Éthologie-Biologie reproductive
Synodus intermedius se nourrit principalement de poissons, en particulier de Haemulidae, tels que Brachygenys chrysargyreum et des espèces voisines, de Clupeiformes, tels que Jenkinsia lamprotaenia ou Jenkinsia majua, et même de divers prédateurs qui se déplacent sur les fonds comme Serranus tigrinus, Serranus baldwini, Serranus tabacarius et d’autres espèces appartenant à ce genre.
Son régime comporte souvent aussi des labridés et des turbots comme Bothus ocellatus qu’il trouve souvent à côté enfoui comme lui dans le sable.

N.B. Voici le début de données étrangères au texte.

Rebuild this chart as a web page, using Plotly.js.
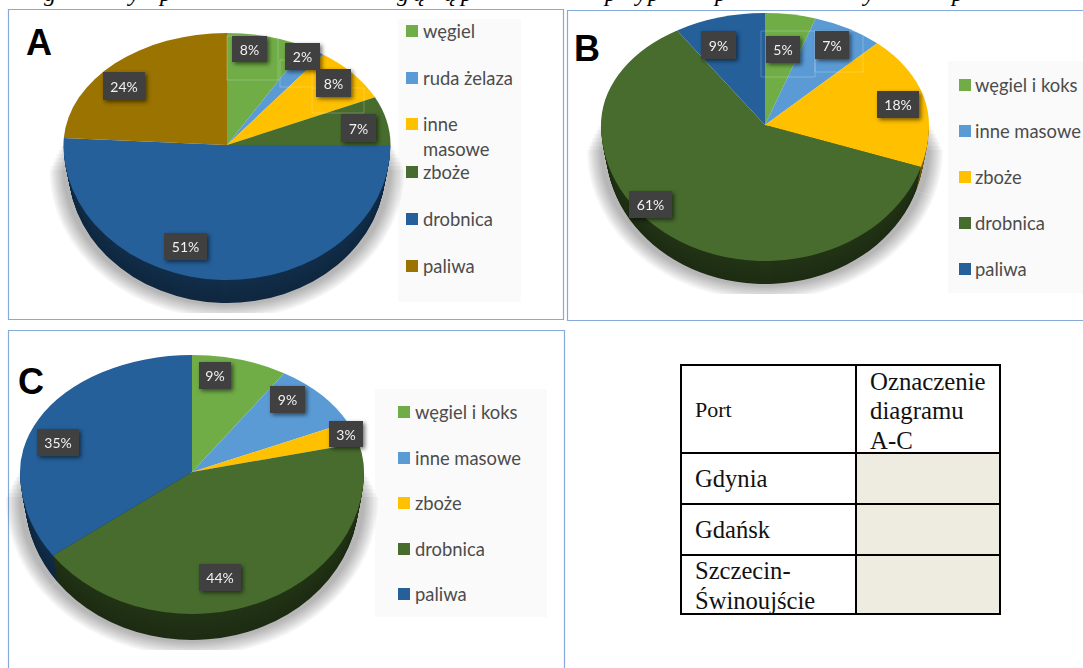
<!DOCTYPE html>
<html><head><meta charset="utf-8">
<script src="https://cdn.plot.ly/plotly-3.0.1.min.js"></script>
<style>html,body{margin:0;padding:0;background:#fff;overflow:hidden}#c{width:1083px;height:668px}</style>
</head><body><div id="c"></div>
<script>
// ---- data ----
const catsA = ['węgiel','ruda żelaza','inne masowe','zboże','drobnica','paliwa'];
const valsA = [8,2,8,7,51,24];
const catsB = ['węgiel i koks','inne masowe','zboże','drobnica','paliwa'];
const valsB = [5,7,18,61,9];
const catsC = ['węgiel i koks','inne masowe','zboże','drobnica','paliwa'];
const valsC = [9,9,3,44,35];
const tablePortHeader = 'Port';
const tableMarkHeader = ['Oznaczenie','diagramu','A-C'];
const tablePorts = [['Gdynia'],['Gdańsk'],['Szczecin-','Świnoujście']];
const captionGlyphs = ['g','y','p','g','ą','ą','p','p','y','p','p','y','p'];

// ---- styling / layout ----
const W=1083,H=668,RAWCY=H/2;
const PX=x=>x/W, PY=y=>1-y/H;
const colsA=['#70ad47','#5b9bd5','#ffc000','#486c2e','#26609a','#9a7300'];
const colsBC=['#70ad47','#5b9bd5','#ffc000','#486c2e','#26609a'];
const darken=(hex,f)=>{const n=parseInt(hex.slice(1),16);
 return `rgb(${Math.round((n>>16&255)*f)},${Math.round((n>>8&255)*f)},${Math.round((n&255)*f)})`};

const pies=[
 {cats:catsA,vals:valsA,cols:colsA, cx:227,cy:145,rx:163.5,up:112,lo:135,depth:23,
  boxes:[[232,267,36,62],[285,320,43,70],[316,351,69,97],[341,376,114,142],[164,207,233,260],[103,145,72,100]],
  legend:{bg:[398,521,19,302],sw:406,tx:423,ys:[31,78,124,172,219,266]}},
 {cats:catsB,vals:valsB,cols:colsBC,cx:765,cy:125,rx:164,up:112,lo:136,depth:23,
  boxes:[[766,800,36,63],[815,849,31,59],[877,919,91,118],[629,672,191,218],[701,736,31,59]],
  legend:{bg:[948,1083,61,293],sw:959,tx:975,ys:[85,131,177,223,269]}},
 {cats:catsC,vals:valsC,cols:colsBC,cx:192,cy:472,rx:172,up:117,lo:142,depth:26,
  boxes:[[199,231,362,389],[270,305,386,413],[329,363,421,447],[199,241,564,591],[37,79,429,456]],
  legend:{bg:[375,547,389,617],sw:398,tx:415,ys:[412,458,503,549,594]}}
];

const traces=[],xforms=[];
function layer(p,colors,sx,sy,tx,ty,band,extra){
 traces.push({type:'pie',values:p.vals,labels:p.cats,sort:false,direction:'clockwise',rotation:0,
  textinfo:'none',hoverinfo:'skip',showlegend:false,
  marker:{colors:colors,line:{width:0}},
  domain:{x:[PX(p.cx-p.rx),PX(p.cx+p.rx)],y:[(RAWCY-p.rx)/H,(RAWCY+p.rx)/H]}});
 xforms.push({transform:`translate(${tx},${ty}) scale(${sx},${sy}) translate(${-p.cx},${-RAWCY})`,
  band:band,cx:p.cx,r:p.rx,extra:extra||{}});
}
pies.forEach(p=>{
 // soft ground shadow: concentric translucent copies, cut flat below, fading out upward
 const bottom=p.cy+p.lo+p.depth+10;
 for(let k=0;k<10;k++){
  const e=14-k*1.5;
  layer(p,p.cols.map(()=>'rgba(0,0,0,0.03)'),(p.rx+e)/p.rx,(p.lo+e)/p.rx,p.cx,p.cy+p.depth+2,null,
   {clipTop:p.cy+25-k*4,clipBottom:bottom});
 }
 // side wall: stacked darker copies of the pie
 for(let i=p.depth;i>=1;i--){
  const t=i/p.depth, f=0.48-0.07*t;
  layer(p,p.cols.map(c=>darken(c,f)),1-0.03*t,p.lo/p.rx,p.cx,p.cy+i,'lower');
 }
 // top surface: near half is deeper than far half (perspective)
 layer(p,p.cols,1,p.lo/p.rx,p.cx,p.cy,'lower');
 layer(p,p.cols,1,p.up/p.rx,p.cx,p.cy,'upper');
});

const shapes=[],ann=[];
const rect=(x0,x1,y0,y1,o)=>shapes.push(Object.assign({type:'rect',xref:'paper',yref:'paper',
 x0:PX(x0),x1:PX(x1),y0:PY(y0),y1:PY(y1),line:{width:0}},o));
const text=(t,x,y,size,o)=>ann.push(Object.assign({text:t,xref:'paper',yref:'paper',x:PX(x),y:PY(y),
 xanchor:'left',yanchor:'middle',showarrow:false,borderpad:0,borderwidth:0,
 font:{family:'Lato',size:size,color:'#4c4c4c'}},o));

// panel frames
const frame={line:{color:'#85a9d8',width:1.2},fillcolor:'rgba(0,0,0,0)',layer:'below'};
rect(8.5,563.5,9.5,319.5,frame);
rect(567.5,1090,10.5,320.5,frame);
rect(8.5,564.5,330.5,680,frame);

// legends
const LEG=18.4;
pies.forEach((p,k)=>{
 const L=p.legend;
 rect(L.bg[0],L.bg[1],L.bg[2],L.bg[3],{fillcolor:'#fafafa',layer:'below'});
 p.cats.forEach((c,i)=>{
  rect(L.sw,L.sw+12,L.ys[i]-6,L.ys[i]+6,{fillcolor:p.cols[i]});
  if(k===0&&c==='inne masowe'){
   text('inne',L.tx,L.ys[i],LEG,{});
   text('masowe',L.tx,L.ys[i]+25,LEG,{});
  } else text(c,L.tx,L.ys[i],LEG,{});
 });
});

// faint leader frames
const leader={line:{color:'rgba(255,255,255,0.22)',width:1},fillcolor:'rgba(0,0,0,0)'};
rect(227,278,36,80,leader); rect(280,312,60,87,leader); rect(312,364,88,113,leader);
rect(761,815,31,77,leader); rect(815,863,31,72,leader);

// value labels
const boxShadowIdx=[];
pies.forEach(p=>p.vals.forEach((v,i)=>{
 const b=p.boxes[i];
 boxShadowIdx.push(ann.length);
 ann.push({text:v+'%',xref:'paper',yref:'paper',x:PX((b[0]+b[1])/2),y:PY((b[2]+b[3])/2),
  xanchor:'center',yanchor:'middle',showarrow:false,width:b[1]-b[0],height:b[3]-b[2],
  bgcolor:'#404040',borderpad:0,borderwidth:0,font:{family:'Lato',size:14,color:'#f2f2f2'}});
}));

// panel letters
[['A',26,42],['B',574,48],['C',18,381]].forEach(l=>
 text('<b>'+l[0]+'</b>',l[1],l[2],36,{font:{family:'Liberation Sans',size:36,color:'#000'}}));

// table
const serif=(s)=>({font:{family:'Liberation Serif',size:s,color:'#111'}});
const rowsY=[365,453,504,555,614], colsX=[681,856,1000];
for(let r=1;r<4;r++) rect(colsX[1],colsX[2],rowsY[r],rowsY[r+1],{fillcolor:'#eeebe0',layer:'below'});
const tl={line:{color:'#000',width:2},fillcolor:'rgba(0,0,0,0)'};
for(let r=0;r<4;r++){rect(colsX[0],colsX[1],rowsY[r],rowsY[r+1],tl);rect(colsX[1],colsX[2],rowsY[r],rowsY[r+1],tl);}
text(tablePortHeader,694.5,409,22,serif(22));
tableMarkHeader.forEach((t,i)=>text(t,869.5,381+i*29.5,24.8,serif(24.8)));
const portYs=[[478.5],[529.5],[570.5,600]];
tablePorts.forEach((lines,r)=>lines.forEach((t,i)=>text(t,694.5,portYs[r][i],24.6,serif(24.6))));

// descenders of the cropped caption at the very top edge
const glyphX=[50,133,165,403,419,450,466,610,640,653,720,868,957];
captionGlyphs.forEach((g,i)=>ann.push({text:'<i>'+g+'</i>',xref:'paper',yref:'paper',x:PX(glyphX[i]),y:1,yanchor:'bottom',yshift:-6,
 xanchor:'center',showarrow:false,font:{family:'Liberation Serif',size:24,color:'#000'},borderpad:0,borderwidth:0}));

Plotly.newPlot('c',traces,{width:W,height:H,margin:{l:0,r:0,t:0,b:0},paper_bgcolor:'#fff',plot_bgcolor:'#fff',
 showlegend:false,shapes:shapes,annotations:ann},{staticPlot:true,displayModeBar:false}).then(gd=>{
 const svg=gd.querySelector('.main-svg'), NS='http://www.w3.org/2000/svg';
 const defs=svg.querySelector('defs');
 const addClip=(id,x,y,w,h)=>{const cp=document.createElementNS(NS,'clipPath'),rc=document.createElementNS(NS,'rect');
  cp.setAttribute('id',id);rc.setAttribute('x',x);rc.setAttribute('y',y);rc.setAttribute('width',w);rc.setAttribute('height',h);
  cp.appendChild(rc);defs.appendChild(cp);};
 gd.querySelectorAll('.pielayer .trace').forEach((g,i)=>{
  const f=xforms[i];
  g.setAttribute('transform',f.transform);
  if(f.band){
   const id='pc'+i;
   if(f.band==='upper') addClip(id,f.cx-f.r-3,RAWCY-f.r-3,2*f.r+6,f.r+3.4);
   else addClip(id,f.cx-f.r-3,RAWCY,2*f.r+6,f.r+3);
   g.setAttribute('clip-path','url(#'+id+')');
  }
  if(f.extra.clipBottom){
   const id='ps'+i;
   addClip(id,0,f.extra.clipTop,W,f.extra.clipBottom-f.extra.clipTop);
   const wrap=document.createElementNS(NS,'g');
   g.parentNode.insertBefore(wrap,g);wrap.appendChild(g);
   wrap.setAttribute('clip-path','url(#'+id+')');
  }
 });
 const groups=gd.querySelectorAll('.annotation');
 boxShadowIdx.forEach(i=>{if(groups[i])groups[i].style.filter='drop-shadow(2px 2px 2px rgba(0,0,0,0.55))';});
});
</script></body></html>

Enfin il se nourrit aussi de mollusques avec une préférence pour les seiches et les calamars et de crustacés, surtout des crevettes.
Il épargne toutefois une minuscule et gracieuse crevette bleue, Ancylomenes pedersoni, qui se trouve parfois dans les “stations de nettoyage” où les gros poissons viennent se faire enlever les parasites de la peau.
Synodus intermedius, en plus d’un dermatologue qui le débarrasse des isopodes et d’autres petites espèces envahissantes, fait également appel, étant donné toutes les dents qu’il possède, à un dentiste consciencieux comme justement la crevette nettoyeuse de Pederson qui vit en symbiose avec des anémones de mer telles que Bartholomea annulata ou Condylactis gigantea.
Celle-ci, en effet, dès qu’elle le voit, abandonne avec une bande de camarades sa “turris eburnea” (tour d’ivoire) pour venir le libérer des minuscules débris alimentaires qu’elle trouve entre ses dents.
La reproduction de Synodus intermedius a lieu en général en été ou en automne mais est peu documentée. On sait seulement que les œufs sont pondus sur les fonds, qu’après leur fécondation les parents se séparent et qu’il n’existe pas de soins parentaux.
Sa résilience est médiocre, le doublement de ses populations ne pouvant s’effectuer qu’après 1,4 à 4,4 ans.
Sa chair a une faible valeur commerciale mais vu qu’il peut atteindre un poids de 1 kg, dans certains secteurs tels que Haïti, Synodus intermedius finit parfois à la casserole.
Sa vulnérabilité à la pêche reste quoi qu’il en soit modérée et s’établit à 36 sur une échelle de 100. Dans la Liste Rouge de l’UICN des espèces en danger il figurait en 2013 en tant que “LC, Least Concern”, c’est-à-dire “Préoccupation mineure”.
Synonymes
Saurus intermedius Spix & Agassiz, 1829.